## Set problem
Using the listing below, please print exactly the lines from the one with "Emit a Python" through the one with "import pandas as pd". Leave out every picture.

## Data to process
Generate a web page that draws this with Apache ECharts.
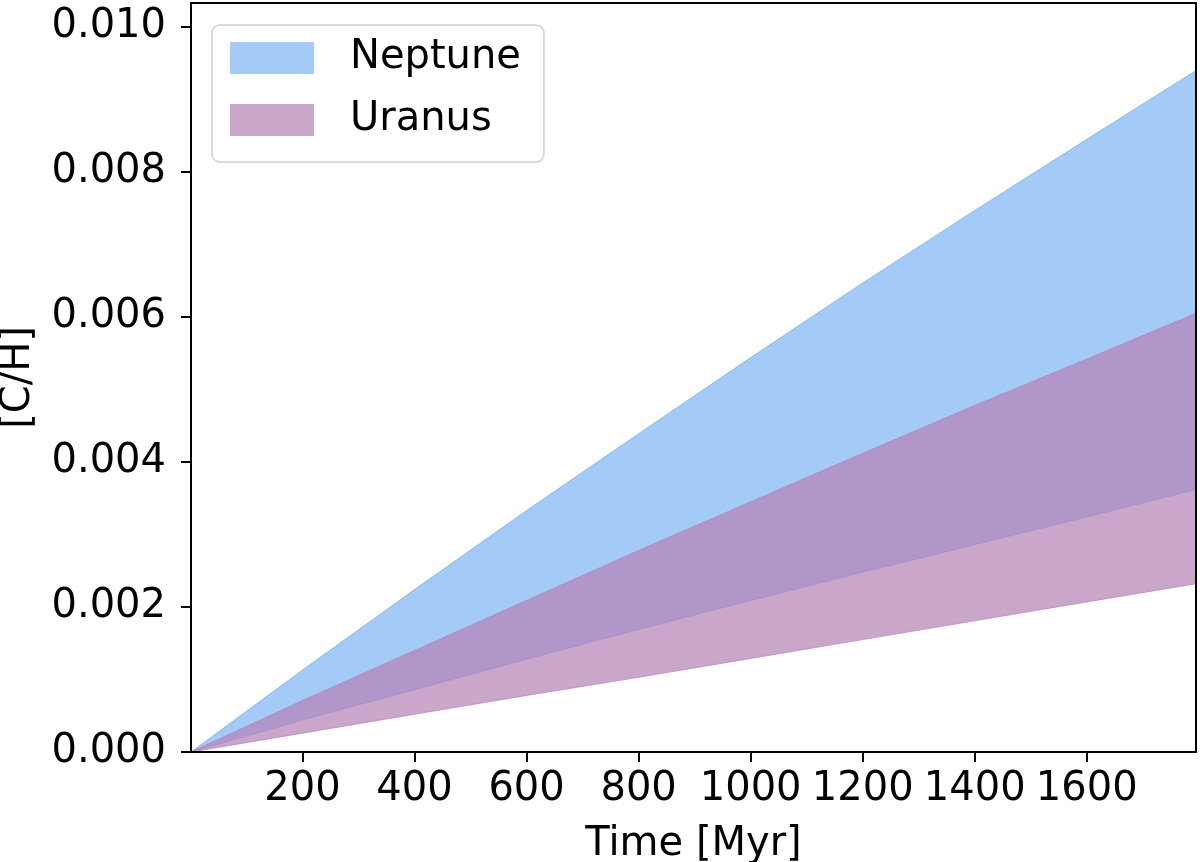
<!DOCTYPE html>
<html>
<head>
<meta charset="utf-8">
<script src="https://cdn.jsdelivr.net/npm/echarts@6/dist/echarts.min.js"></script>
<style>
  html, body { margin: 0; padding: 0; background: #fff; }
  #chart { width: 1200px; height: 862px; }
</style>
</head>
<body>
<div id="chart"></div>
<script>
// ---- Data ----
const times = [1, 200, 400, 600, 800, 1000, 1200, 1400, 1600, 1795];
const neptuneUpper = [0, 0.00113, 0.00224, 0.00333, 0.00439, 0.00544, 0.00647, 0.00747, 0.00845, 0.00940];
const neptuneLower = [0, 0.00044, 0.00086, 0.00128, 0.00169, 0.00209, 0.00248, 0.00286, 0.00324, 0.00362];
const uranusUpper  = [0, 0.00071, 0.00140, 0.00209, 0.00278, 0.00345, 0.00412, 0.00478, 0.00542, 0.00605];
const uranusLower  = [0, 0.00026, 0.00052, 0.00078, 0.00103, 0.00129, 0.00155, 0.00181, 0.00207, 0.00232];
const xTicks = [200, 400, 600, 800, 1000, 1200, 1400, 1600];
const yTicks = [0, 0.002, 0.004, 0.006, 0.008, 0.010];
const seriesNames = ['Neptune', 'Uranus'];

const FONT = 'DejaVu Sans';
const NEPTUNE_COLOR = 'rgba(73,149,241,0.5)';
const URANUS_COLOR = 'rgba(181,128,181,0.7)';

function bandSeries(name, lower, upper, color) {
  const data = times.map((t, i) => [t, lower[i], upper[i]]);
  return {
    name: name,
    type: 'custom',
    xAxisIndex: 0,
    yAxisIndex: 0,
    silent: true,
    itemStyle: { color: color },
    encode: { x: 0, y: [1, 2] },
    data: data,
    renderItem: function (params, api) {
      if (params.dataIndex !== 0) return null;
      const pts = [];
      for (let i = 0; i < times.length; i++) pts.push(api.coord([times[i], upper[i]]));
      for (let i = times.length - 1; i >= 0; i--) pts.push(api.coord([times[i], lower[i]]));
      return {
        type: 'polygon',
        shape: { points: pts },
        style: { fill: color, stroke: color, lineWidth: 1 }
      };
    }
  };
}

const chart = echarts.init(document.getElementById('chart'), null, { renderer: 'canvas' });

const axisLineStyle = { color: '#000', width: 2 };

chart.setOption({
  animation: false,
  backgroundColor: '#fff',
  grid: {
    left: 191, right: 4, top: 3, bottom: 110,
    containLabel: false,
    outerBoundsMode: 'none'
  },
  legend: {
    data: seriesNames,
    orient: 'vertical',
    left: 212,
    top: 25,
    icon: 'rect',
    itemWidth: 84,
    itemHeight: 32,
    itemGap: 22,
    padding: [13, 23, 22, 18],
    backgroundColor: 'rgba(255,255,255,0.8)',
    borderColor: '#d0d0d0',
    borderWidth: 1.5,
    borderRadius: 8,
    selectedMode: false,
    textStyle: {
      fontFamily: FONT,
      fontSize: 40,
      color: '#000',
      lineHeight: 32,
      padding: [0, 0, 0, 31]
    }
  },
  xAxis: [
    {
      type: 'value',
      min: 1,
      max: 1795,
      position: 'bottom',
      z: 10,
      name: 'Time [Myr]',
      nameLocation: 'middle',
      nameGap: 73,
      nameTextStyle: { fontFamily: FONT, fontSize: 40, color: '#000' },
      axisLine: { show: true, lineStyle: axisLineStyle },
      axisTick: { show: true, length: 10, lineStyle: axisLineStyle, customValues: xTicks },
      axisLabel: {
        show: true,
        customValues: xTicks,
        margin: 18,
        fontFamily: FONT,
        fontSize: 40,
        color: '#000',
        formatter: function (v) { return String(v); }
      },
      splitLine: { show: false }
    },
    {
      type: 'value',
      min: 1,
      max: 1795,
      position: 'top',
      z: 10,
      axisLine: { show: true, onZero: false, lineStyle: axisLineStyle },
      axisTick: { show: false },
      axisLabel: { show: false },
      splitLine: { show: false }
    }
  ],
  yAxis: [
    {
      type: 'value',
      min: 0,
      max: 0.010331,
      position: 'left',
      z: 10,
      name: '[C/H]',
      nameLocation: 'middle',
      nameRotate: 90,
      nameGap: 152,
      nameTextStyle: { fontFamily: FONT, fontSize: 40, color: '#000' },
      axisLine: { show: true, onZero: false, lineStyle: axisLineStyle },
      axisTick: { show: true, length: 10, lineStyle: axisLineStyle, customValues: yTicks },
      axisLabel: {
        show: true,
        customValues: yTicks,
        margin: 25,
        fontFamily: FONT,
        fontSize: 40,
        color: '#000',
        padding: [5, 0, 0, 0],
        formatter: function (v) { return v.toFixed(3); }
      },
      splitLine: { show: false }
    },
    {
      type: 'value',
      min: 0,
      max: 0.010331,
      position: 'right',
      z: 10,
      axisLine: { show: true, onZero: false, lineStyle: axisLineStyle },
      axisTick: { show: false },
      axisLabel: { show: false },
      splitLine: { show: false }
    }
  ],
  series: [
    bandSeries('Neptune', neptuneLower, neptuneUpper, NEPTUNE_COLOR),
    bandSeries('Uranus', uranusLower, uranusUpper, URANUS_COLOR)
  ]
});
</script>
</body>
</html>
==
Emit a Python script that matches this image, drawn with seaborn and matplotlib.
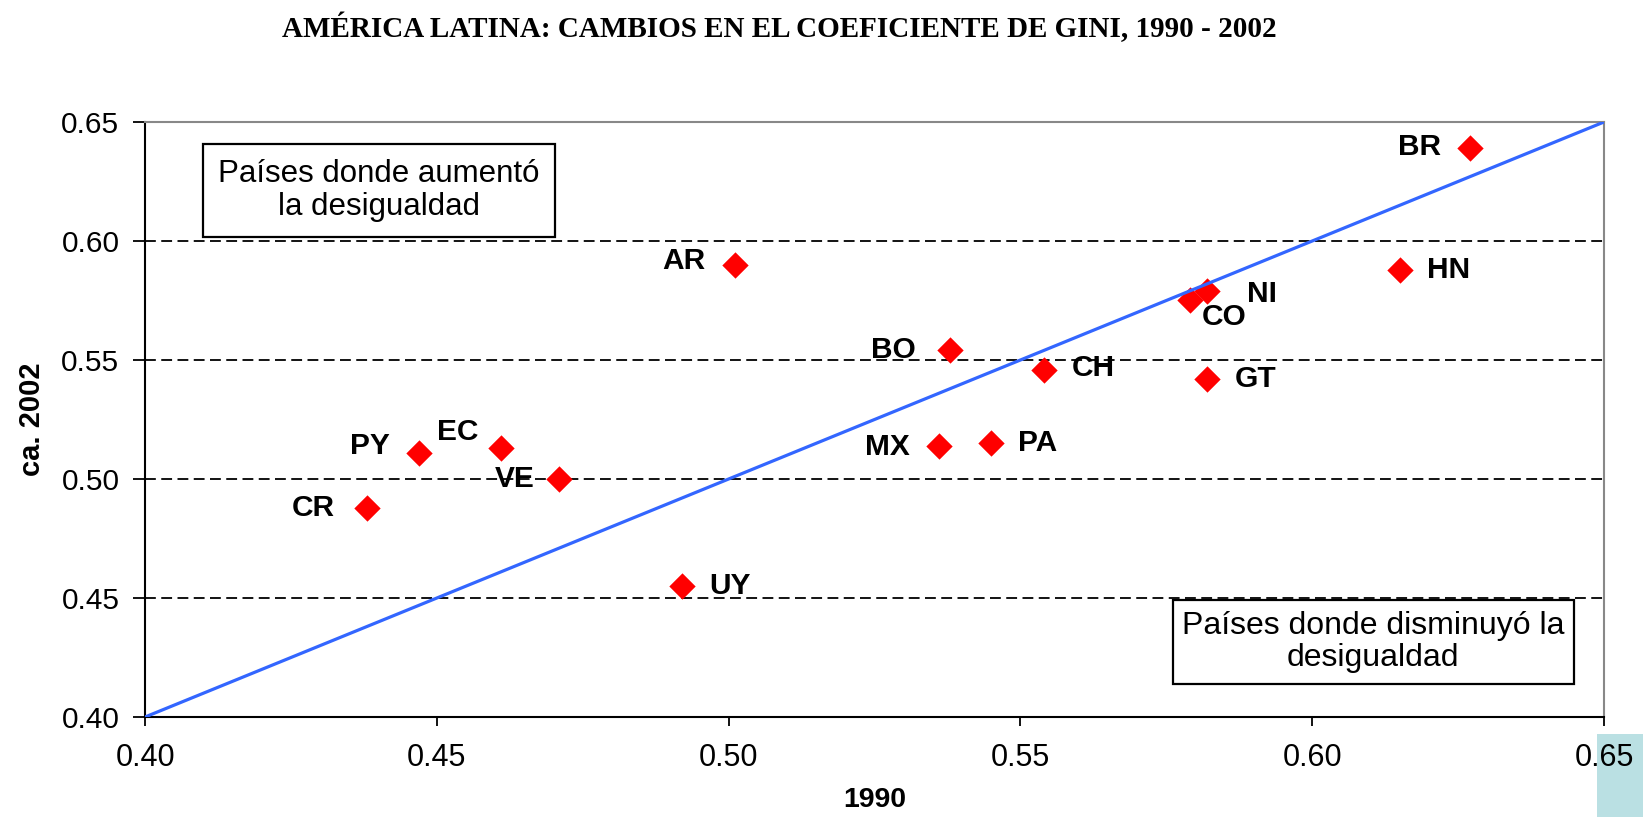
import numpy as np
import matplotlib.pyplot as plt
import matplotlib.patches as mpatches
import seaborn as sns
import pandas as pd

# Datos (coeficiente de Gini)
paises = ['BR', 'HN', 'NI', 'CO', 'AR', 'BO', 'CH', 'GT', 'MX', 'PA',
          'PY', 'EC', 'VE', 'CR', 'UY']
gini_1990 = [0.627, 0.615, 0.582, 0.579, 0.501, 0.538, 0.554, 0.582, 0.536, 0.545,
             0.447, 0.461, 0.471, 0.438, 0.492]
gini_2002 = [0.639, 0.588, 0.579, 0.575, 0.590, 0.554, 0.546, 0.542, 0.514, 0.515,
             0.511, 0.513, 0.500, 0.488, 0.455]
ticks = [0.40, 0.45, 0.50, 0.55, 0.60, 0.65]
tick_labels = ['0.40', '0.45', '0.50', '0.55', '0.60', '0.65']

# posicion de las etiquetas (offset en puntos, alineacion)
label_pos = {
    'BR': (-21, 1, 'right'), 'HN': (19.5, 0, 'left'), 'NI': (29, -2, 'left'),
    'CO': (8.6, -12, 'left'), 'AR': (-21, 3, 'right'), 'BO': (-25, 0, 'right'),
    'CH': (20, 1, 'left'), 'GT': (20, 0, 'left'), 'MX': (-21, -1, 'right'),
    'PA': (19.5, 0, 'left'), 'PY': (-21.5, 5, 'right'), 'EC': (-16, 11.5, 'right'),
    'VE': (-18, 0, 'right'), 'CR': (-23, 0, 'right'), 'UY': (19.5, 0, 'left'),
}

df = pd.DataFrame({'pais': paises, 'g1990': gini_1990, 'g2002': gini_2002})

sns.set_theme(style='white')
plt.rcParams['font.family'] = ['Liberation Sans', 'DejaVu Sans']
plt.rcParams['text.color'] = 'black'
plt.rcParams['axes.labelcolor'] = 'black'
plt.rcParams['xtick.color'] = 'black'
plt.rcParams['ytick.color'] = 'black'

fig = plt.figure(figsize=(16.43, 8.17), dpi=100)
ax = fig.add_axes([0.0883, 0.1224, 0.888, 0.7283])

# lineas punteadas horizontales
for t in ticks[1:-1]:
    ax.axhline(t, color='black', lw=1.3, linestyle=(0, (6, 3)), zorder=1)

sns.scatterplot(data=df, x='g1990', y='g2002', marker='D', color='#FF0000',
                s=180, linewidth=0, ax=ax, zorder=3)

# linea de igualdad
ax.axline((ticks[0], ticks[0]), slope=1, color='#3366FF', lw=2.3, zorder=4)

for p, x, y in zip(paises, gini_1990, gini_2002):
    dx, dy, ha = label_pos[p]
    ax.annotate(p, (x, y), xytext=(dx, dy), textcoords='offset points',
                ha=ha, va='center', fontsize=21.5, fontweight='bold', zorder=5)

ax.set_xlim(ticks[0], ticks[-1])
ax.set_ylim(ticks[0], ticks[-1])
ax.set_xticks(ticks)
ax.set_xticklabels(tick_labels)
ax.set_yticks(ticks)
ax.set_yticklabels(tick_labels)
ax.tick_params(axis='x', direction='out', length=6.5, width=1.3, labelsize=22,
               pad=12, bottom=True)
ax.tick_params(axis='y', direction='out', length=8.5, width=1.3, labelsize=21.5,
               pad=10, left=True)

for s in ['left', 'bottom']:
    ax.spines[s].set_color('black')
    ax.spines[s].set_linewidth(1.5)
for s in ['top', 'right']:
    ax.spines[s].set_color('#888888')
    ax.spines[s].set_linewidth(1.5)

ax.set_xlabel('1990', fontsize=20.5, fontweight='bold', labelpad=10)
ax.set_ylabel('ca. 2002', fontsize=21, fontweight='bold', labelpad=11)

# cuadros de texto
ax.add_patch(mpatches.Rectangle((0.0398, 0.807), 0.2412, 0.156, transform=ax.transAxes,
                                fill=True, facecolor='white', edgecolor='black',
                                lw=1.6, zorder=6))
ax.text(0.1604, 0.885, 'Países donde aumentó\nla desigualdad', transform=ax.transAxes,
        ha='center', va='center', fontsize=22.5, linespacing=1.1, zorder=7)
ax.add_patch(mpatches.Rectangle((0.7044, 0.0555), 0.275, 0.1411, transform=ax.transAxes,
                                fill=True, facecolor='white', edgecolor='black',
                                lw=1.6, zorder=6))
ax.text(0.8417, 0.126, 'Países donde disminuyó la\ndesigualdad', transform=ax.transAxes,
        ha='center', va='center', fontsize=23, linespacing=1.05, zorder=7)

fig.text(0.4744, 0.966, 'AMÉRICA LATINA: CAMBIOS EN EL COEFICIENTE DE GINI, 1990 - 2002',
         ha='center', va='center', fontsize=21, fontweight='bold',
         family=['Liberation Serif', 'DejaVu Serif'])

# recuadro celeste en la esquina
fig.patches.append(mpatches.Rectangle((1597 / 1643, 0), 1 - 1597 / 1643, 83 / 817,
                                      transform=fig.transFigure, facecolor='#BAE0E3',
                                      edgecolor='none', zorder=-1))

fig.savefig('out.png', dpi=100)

## Written solution
Emit a Python script that matches this image, drawn with seaborn and matplotlib.
import numpy as np
import matplotlib.pyplot as plt
import matplotlib.patches as mpatches
import seaborn as sns
import pandas as pd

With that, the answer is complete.